Crewe Works
About
Crewe Works was a major British locomotive and rolling-stock works of the LNWR, its successors the LMS and British Railways, and from 1989 its private successors. Founded on 4 March 1840 by the Grand Junction Railway under Francis Trevithick, it was for many decades the largest locomotive works in Britain, employing 8,000 men at its 1909 peak.
Successive Locomotive Superintendents and CMEs of the LNWR, Trevithick, Ramsbottom, Webb, Whale, Bowen Cooke and Beames, built up Crewe as a self-contained engineering town with its own steel works (the celebrated 'Crewe Steel'), brick works and timber yard. Webb's compound classes, Whale's Precursors, Bowen Cooke's George the Fifths and Claughtons all came out of Crewe.

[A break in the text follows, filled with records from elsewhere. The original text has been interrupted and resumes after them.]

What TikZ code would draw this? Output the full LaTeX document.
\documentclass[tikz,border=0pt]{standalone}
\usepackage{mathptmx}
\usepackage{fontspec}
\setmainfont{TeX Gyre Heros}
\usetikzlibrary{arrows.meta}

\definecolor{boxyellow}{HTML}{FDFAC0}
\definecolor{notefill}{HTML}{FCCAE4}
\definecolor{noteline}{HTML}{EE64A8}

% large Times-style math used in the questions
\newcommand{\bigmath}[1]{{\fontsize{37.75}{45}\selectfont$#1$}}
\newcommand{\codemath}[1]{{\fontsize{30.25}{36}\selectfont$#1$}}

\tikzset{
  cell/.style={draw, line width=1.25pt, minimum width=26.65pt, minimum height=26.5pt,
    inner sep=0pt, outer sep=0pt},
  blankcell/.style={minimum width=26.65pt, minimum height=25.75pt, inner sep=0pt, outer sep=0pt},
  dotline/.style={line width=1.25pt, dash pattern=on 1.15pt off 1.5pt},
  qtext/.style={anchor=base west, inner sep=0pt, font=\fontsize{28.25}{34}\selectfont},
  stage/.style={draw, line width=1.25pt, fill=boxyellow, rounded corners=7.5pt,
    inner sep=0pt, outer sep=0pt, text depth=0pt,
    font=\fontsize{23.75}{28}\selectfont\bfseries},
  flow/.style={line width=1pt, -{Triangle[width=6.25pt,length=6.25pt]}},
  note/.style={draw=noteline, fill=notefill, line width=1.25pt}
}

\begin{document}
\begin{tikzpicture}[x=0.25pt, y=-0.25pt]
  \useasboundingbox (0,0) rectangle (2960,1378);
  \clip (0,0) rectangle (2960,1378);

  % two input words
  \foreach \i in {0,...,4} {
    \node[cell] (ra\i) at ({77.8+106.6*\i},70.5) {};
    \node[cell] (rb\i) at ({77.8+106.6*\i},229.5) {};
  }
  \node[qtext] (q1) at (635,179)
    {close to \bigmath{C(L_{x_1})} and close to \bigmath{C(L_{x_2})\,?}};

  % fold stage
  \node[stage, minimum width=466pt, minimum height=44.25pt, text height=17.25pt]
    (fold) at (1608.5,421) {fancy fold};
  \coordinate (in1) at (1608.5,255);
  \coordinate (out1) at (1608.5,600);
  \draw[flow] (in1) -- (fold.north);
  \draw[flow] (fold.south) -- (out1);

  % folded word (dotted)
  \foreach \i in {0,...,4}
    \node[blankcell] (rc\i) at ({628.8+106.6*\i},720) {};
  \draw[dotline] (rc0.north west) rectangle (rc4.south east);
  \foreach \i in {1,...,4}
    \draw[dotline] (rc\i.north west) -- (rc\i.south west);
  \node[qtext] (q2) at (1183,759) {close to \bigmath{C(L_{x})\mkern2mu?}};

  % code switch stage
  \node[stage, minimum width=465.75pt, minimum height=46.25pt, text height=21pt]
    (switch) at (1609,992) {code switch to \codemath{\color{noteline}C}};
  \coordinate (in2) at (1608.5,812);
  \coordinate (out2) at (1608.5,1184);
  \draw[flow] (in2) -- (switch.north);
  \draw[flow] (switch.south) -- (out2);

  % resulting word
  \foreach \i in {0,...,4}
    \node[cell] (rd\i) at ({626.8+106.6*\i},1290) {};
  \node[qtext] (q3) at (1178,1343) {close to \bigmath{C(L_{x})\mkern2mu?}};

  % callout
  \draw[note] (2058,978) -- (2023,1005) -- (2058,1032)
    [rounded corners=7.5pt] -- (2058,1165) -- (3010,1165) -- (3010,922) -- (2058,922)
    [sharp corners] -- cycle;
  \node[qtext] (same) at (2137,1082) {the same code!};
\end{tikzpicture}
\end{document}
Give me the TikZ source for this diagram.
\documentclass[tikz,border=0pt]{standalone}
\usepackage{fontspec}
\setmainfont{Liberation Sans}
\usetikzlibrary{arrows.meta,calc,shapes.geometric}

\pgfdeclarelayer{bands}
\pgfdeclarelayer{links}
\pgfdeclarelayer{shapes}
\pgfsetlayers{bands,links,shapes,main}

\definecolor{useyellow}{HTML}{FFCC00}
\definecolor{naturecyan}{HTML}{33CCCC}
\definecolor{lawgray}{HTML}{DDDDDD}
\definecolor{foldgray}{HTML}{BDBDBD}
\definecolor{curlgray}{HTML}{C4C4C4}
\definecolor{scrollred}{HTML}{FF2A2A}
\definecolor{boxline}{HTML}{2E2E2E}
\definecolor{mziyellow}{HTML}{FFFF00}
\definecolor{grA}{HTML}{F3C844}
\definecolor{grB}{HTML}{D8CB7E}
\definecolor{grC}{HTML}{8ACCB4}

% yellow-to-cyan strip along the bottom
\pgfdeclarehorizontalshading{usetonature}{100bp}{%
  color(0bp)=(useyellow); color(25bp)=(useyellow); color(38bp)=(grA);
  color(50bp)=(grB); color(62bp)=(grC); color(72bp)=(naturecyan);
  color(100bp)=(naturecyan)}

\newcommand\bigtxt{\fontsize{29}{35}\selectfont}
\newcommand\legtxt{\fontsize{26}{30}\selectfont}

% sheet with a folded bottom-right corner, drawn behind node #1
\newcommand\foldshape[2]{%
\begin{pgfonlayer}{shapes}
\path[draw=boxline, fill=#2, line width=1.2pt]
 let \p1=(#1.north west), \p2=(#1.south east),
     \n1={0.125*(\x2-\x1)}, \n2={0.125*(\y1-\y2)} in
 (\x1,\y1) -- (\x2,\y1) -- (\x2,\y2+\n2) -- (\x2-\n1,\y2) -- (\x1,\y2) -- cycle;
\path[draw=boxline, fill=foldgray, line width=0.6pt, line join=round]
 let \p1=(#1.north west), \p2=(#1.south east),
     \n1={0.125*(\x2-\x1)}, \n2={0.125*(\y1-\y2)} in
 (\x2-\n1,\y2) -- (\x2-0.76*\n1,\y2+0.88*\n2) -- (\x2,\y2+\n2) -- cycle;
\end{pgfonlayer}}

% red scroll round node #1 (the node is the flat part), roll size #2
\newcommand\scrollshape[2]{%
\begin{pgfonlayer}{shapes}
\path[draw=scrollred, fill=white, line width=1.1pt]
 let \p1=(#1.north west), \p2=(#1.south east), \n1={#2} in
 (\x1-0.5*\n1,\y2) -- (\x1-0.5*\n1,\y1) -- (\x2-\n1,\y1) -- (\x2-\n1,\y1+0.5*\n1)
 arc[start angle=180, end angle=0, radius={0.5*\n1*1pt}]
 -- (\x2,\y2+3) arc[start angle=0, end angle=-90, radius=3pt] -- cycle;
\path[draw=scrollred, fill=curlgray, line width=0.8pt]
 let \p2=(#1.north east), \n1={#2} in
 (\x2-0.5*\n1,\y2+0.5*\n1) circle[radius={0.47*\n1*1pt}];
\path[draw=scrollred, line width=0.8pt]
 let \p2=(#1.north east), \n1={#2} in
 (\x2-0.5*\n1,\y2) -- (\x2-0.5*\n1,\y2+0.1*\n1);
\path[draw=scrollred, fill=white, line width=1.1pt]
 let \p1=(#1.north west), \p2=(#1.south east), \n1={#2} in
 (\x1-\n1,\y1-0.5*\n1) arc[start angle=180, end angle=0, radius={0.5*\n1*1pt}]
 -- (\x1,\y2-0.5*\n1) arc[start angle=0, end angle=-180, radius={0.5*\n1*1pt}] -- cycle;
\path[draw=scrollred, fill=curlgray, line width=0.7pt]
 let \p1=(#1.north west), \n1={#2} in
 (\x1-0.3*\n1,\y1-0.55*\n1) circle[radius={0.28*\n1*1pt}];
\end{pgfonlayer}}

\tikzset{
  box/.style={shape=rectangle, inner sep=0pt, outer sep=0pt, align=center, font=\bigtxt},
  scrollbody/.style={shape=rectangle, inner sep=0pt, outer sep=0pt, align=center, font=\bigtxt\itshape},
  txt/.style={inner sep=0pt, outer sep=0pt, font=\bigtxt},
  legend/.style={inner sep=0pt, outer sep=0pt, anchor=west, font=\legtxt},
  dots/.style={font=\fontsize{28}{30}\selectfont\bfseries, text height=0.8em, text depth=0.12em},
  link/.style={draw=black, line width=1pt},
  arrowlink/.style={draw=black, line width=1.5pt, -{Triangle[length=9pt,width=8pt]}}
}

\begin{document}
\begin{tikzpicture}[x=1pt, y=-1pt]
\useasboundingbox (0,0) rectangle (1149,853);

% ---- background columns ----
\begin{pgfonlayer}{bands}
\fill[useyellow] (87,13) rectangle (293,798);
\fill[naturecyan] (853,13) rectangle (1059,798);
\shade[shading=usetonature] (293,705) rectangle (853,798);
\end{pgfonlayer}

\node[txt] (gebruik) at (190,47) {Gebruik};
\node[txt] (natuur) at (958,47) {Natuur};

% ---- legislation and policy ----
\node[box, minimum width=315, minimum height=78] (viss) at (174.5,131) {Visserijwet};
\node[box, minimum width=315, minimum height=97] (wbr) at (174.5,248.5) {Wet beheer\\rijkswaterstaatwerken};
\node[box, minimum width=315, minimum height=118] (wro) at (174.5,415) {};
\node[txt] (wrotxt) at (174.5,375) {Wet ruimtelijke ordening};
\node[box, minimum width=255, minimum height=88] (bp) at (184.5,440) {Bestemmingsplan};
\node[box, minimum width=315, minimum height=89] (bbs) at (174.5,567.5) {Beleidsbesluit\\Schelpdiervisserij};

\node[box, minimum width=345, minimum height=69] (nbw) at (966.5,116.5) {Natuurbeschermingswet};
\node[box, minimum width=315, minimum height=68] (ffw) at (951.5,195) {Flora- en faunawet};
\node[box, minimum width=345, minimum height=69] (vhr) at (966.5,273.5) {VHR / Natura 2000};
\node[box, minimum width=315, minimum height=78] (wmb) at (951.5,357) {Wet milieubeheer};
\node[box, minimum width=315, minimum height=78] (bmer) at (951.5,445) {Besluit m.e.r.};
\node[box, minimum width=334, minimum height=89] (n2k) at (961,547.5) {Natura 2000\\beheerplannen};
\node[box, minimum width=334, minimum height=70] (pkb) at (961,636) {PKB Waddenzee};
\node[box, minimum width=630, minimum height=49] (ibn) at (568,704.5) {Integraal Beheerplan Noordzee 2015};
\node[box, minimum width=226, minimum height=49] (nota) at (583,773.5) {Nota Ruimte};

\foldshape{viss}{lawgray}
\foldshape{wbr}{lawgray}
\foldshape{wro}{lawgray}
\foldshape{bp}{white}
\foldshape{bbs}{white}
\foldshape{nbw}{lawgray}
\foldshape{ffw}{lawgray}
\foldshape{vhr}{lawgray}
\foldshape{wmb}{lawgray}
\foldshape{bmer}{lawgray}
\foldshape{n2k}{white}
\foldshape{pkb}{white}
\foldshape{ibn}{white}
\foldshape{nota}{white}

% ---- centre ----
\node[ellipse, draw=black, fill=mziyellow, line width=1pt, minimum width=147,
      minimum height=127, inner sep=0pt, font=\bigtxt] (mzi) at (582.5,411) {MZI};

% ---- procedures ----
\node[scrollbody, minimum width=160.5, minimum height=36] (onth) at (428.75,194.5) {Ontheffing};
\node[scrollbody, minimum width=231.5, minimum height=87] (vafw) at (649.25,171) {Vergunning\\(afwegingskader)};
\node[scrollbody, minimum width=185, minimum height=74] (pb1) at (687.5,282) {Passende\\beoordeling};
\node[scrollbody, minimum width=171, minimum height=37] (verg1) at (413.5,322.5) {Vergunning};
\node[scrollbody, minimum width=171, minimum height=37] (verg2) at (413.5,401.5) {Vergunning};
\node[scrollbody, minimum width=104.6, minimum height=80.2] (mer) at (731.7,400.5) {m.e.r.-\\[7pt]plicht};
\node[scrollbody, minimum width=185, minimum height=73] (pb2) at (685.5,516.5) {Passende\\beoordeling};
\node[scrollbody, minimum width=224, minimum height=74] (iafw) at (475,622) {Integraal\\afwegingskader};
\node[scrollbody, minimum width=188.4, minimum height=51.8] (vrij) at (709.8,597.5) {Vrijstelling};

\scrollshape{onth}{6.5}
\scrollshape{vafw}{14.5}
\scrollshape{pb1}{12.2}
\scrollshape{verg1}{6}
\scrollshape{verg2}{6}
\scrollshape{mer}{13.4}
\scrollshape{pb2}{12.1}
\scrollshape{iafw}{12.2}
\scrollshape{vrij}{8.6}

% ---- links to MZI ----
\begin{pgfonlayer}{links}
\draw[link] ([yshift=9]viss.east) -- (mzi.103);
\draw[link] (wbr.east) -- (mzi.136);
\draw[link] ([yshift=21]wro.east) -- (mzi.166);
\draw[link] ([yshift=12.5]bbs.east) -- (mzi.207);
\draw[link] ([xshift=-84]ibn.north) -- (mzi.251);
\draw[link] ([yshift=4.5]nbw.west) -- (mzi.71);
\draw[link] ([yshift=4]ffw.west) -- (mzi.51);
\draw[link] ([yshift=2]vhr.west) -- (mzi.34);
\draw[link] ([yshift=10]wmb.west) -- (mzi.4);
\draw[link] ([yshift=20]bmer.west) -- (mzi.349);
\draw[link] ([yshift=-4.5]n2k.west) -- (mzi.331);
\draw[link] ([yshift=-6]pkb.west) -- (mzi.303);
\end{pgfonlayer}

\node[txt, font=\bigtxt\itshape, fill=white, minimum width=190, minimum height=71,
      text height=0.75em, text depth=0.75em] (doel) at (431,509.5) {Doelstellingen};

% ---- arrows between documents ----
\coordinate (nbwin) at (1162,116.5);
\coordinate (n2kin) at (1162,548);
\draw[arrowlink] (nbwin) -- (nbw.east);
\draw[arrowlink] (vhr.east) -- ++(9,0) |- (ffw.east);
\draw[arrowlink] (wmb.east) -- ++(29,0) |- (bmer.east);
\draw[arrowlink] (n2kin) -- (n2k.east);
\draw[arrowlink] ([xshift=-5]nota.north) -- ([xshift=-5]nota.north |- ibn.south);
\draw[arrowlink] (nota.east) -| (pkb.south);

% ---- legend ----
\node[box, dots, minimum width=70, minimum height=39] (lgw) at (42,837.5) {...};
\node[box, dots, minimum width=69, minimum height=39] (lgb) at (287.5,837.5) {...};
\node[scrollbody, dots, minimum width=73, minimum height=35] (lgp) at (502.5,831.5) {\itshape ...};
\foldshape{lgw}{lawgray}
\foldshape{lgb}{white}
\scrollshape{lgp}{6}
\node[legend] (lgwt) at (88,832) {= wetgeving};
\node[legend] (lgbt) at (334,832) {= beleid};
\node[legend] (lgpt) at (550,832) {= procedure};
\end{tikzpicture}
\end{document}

Under the LMS, Crewe became the principal works of Sir William Stanier's engineering programme, Princess Coronation Pacifics, Black Fives and 8Fs. The 1949 closure of the steel works marked the end of Crewe as a fully-vertical engineering town, but the works continued to build BR Standards and many of the AC electric locomotives for the West Coast Main Line. The unique Duke of Gloucester of 1954 was Crewe's last new steam locomotive.
Crewe Works survived BREL and ABB ownership and continues today (since 2010 as Alstom's UK heavy-overhaul base) on the same Crewe site, a continuous operation of 185 years and counting. The Crewe Heritage Centre on part of the works site preserves several Crewe-built locomotives including the LNWR DX Goods, the Coal Tank and a BR-era APT-P Advanced Passenger Train.